## BEGIN Given data
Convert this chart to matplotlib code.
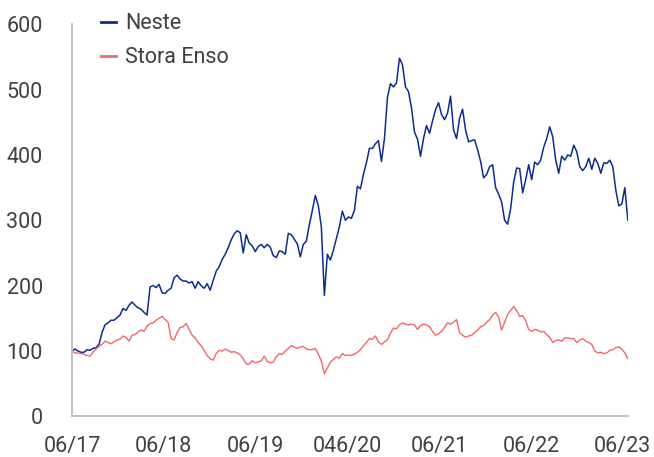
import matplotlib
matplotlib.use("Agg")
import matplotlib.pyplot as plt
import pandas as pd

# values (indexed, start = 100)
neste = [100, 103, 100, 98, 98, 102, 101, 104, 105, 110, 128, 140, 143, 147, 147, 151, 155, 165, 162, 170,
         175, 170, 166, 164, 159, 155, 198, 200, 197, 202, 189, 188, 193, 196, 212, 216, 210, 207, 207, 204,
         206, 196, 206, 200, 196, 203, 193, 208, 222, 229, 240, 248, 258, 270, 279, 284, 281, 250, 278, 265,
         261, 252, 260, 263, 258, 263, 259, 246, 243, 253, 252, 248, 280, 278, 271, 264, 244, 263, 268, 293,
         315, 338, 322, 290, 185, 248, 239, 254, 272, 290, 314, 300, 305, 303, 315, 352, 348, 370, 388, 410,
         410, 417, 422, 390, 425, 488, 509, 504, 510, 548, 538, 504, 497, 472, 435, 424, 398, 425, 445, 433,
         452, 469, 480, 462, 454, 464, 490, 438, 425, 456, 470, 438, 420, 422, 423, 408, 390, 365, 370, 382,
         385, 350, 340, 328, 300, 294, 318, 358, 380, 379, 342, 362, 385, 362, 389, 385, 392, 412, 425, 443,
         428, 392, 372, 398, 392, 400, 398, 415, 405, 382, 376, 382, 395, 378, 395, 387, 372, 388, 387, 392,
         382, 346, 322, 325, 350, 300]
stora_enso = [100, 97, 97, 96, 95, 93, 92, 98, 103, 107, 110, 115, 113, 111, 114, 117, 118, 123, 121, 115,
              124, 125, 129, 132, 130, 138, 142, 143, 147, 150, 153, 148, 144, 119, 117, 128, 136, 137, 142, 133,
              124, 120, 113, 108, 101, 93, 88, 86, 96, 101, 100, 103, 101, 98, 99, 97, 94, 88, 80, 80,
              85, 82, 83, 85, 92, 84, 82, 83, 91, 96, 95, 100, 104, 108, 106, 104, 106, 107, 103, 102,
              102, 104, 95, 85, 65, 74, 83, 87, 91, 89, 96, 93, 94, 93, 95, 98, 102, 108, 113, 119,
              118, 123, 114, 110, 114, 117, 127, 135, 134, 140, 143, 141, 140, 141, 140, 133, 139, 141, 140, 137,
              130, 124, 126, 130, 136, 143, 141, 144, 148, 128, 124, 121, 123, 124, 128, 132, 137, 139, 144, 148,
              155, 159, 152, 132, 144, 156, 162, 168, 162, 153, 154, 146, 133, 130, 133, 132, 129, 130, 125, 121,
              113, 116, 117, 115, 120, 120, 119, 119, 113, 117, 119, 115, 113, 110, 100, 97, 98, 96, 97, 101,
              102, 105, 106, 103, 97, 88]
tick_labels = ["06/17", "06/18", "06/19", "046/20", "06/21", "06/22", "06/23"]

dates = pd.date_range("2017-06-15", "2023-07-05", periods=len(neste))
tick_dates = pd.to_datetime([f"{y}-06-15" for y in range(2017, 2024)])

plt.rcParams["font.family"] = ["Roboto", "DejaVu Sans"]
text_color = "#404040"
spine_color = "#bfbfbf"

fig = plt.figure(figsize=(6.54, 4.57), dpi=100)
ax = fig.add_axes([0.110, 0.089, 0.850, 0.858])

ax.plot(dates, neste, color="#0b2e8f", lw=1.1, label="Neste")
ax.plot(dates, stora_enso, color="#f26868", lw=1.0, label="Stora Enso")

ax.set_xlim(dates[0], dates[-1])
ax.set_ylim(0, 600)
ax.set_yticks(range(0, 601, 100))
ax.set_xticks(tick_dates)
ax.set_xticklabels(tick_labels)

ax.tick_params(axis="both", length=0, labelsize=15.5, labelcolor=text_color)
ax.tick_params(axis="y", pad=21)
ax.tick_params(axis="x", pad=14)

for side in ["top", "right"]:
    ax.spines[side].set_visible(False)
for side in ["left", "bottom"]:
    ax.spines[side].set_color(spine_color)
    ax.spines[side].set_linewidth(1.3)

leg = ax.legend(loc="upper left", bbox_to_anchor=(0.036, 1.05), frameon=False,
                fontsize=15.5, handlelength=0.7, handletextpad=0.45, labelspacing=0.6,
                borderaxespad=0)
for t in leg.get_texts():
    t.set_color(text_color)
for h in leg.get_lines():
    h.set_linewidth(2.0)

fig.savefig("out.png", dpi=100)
## END Given data
## BEGIN Given data
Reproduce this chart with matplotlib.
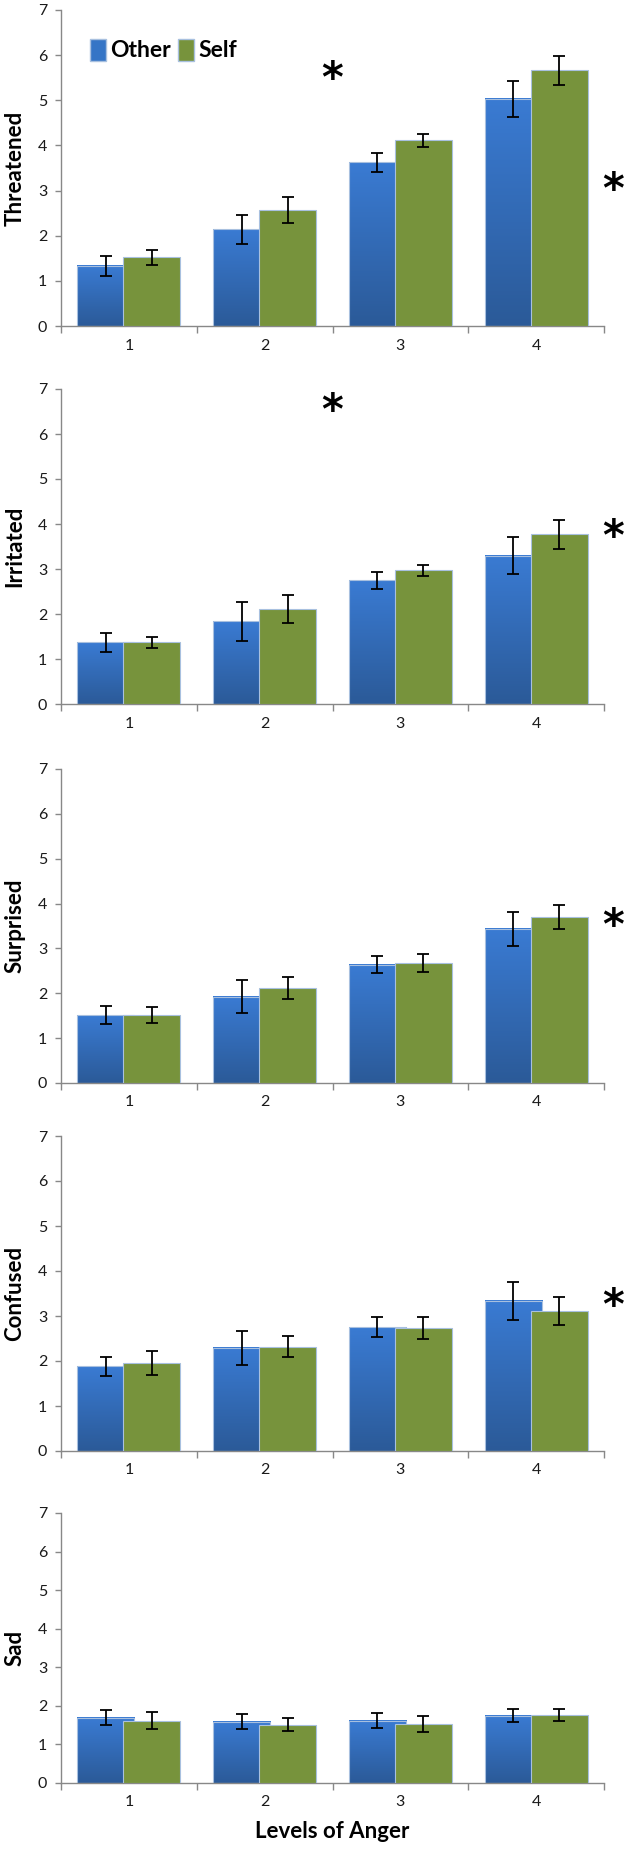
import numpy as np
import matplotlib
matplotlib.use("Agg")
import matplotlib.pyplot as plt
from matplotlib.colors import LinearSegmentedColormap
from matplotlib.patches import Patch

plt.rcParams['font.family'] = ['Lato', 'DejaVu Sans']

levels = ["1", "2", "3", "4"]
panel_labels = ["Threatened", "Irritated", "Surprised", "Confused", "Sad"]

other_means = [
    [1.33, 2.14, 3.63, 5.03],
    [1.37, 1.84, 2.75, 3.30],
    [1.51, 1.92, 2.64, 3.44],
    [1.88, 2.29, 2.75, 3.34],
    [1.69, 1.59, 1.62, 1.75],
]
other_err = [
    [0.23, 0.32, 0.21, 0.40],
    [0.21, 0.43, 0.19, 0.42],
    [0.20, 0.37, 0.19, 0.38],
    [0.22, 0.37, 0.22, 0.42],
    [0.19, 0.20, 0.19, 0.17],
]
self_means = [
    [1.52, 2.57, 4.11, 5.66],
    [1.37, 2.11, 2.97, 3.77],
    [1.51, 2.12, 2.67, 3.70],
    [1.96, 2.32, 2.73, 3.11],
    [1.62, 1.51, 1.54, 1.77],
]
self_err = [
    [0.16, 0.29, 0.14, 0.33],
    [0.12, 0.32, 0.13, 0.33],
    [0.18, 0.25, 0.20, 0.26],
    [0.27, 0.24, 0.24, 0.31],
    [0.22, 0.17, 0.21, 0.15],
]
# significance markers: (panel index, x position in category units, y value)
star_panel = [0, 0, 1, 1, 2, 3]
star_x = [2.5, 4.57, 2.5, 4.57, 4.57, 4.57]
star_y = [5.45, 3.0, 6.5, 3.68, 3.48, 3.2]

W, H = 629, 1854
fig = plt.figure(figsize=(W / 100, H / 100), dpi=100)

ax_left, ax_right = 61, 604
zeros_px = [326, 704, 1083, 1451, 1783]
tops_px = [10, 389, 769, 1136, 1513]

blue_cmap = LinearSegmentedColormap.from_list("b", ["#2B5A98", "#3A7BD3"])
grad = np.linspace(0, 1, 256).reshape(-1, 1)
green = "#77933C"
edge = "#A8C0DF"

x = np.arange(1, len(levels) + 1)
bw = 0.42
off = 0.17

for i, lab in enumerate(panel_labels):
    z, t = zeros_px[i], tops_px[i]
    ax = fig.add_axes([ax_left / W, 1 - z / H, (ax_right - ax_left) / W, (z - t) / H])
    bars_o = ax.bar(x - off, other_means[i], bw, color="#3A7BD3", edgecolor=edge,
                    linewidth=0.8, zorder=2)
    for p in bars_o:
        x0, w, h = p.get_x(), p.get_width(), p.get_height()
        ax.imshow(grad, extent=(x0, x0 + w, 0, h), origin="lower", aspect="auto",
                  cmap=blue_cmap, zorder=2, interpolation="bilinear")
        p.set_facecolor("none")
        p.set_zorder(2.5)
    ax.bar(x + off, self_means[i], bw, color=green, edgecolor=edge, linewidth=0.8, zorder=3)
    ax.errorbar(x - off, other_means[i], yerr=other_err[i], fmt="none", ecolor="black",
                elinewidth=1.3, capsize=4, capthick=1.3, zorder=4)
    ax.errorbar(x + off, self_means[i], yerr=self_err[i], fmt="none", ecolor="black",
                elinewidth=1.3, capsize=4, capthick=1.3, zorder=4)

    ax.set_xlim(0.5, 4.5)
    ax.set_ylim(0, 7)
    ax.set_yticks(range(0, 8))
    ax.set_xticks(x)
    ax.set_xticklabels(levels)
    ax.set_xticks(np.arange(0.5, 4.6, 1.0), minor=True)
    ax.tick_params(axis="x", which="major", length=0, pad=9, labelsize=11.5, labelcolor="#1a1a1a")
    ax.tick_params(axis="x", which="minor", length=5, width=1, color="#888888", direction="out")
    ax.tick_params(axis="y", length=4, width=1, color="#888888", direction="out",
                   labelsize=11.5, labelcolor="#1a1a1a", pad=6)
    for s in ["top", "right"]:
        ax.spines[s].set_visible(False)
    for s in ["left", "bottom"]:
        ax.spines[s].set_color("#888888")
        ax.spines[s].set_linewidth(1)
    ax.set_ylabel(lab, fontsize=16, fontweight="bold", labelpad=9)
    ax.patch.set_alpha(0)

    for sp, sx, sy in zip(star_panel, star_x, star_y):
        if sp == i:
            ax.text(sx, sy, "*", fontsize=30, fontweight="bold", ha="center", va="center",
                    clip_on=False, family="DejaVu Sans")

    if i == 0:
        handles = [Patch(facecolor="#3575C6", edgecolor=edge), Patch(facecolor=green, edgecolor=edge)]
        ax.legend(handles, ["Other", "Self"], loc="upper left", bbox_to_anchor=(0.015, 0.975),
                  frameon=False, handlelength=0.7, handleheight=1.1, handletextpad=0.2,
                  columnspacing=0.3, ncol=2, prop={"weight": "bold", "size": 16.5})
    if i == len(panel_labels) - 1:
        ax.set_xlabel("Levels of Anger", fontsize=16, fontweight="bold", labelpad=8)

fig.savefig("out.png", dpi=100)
## END Given data
*Written instruction*:
Transcribe exactly the lines between the one containing "Convert this chart to matplotlib code." and the one containing "import pandas as pd", counting both ends. Pictures are not copied.

*Complete answer*:
Convert this chart to matplotlib code.
import matplotlib
matplotlib.use("Agg")
import matplotlib.pyplot as plt
import pandas as pd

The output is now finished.